Many Traditional Methods

Appears in
On Food and Cooking

By Harold McGee

Published 2004

  • About

The cooking of rice is a matter of introducing moisture throughout the grains and heating them enough to gelate and soften the starch granules. Many Indian cooks boil the rice in excess water until partly done, then drain and steam it so the grains end up intact and separate. Chinese and Japanese cooks boil rice with just enough water to moisten and cook it through in a closed pot, which produces a mass of grains that cling together and are easily eaten with chopsticks. Where rice has always been an everyday staff of life, through much of East Asia, it’s usually prepared simply in water, and judged by the intactness of its grains and their whiteness, gloss, tenderness, and flavor.

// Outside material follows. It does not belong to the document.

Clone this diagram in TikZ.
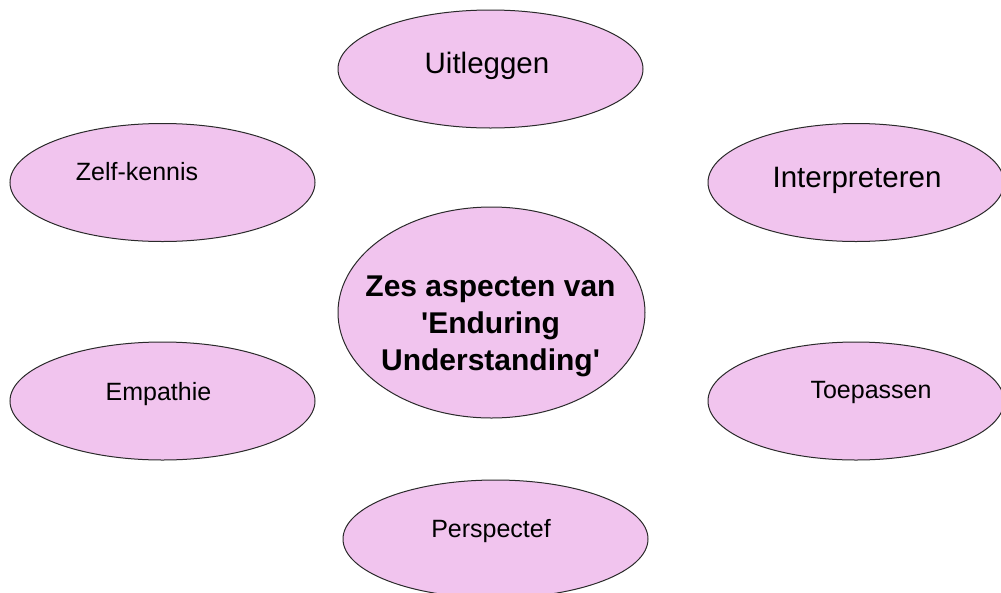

Where rice was more unusual and even a luxury, in central Asia, the Middle East, and the Mediterranean, it’s often enriched with broths, oils, butter, and other ingredients to make such dishes as pilafs, risottos, and paellas. Iranians, perhaps the most sophisticated rice cooks, make polo by partly boiling long-grain rice in excess water, layering it with a variety of cooked meats, vegetables, dried fruits, and nuts, then gently steaming to finish the cooking, and managing the heat so that a brown crust of rice, the prized tahdig, forms at the bottom.